Part 2: Organize, Organize, Organize!
Organization aids any office environment but is crucial for entrepreneurial parents. Purchase a computer desk and hutch with plenty of nooks and crannies. Alphabetize papers in a file drawer, store office supplies in cabinet doors, and use the shelving for books and manuals. Add locks to doors and drawers to deter curious little fingers from exploring.
Use a to-do list to plan daily tasks. If you have smaller children, schedule phone calls at naptime or during a favorite educational television program. Organize your brainpower by learning to compartmentalize. During your established hours, think only of business matters. Save grocery lists and personal e-mails for off hours.
Part 3: Set Rules!
Eliminate chaos by setting and enforcing clear rules. Present a professional image by prohibiting family members from answering your business line. That’s why you invested in voice mail.
Reduce distractions by establishing specific work hours (and adhering to them). Post them on your door as a reminder. Inform your family that you are unavailable during this time. Allow them to interrupt only in minor emergencies. Wouldn’t you require the same consideration if you worked outside the home?
Be sure to keep your commitment to the kids as well. If business hours are over at 4:00 p.m., leave your space and “commute” home. If they trust that you will be available at an appointed time, they are more likely to respect your preferences.
Part 4: Know Your Limits
If you’re self employed (and in this economy, even if it’s the boss’ money) you’re probably working with a limited budget and resources. It’s important to focus on your “time to value.” We all think it’s better to do it ourselves rather than spend the money but, how smart is it to try to handle everything alone?
You must get creative to find ways to balance business demands with family needs. Start by defining processes that virtually run themselves. Automate your newsletter, marketing e-mails, or response to customer inquiries. Identify software solutions designed to manage customer relationships, not just track contacts. This improves your productivity and frees your time for spouse, children, and whatever else you desire.

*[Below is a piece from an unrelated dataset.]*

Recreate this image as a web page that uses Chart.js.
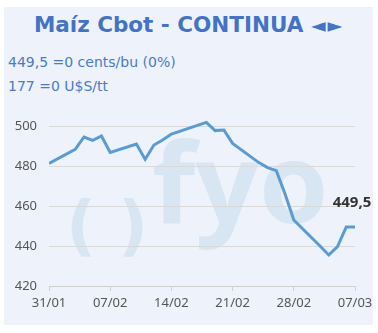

If you begin to feel overwhelmed, find help. Form alliances with other businesses to share the cost of advertising, professional development, etc. It’s no secret, we’re big advocates of using others’ talent to save time and money. Hmm, say a qualified Virtual Assistant for instance? Try outsourcing those energy sapping tasks you prefer not to handle, like record-keeping or database management. Someone better trained will probably spend less time completing the chore anyway. Believe me, your customers (and your family) will thank you for it.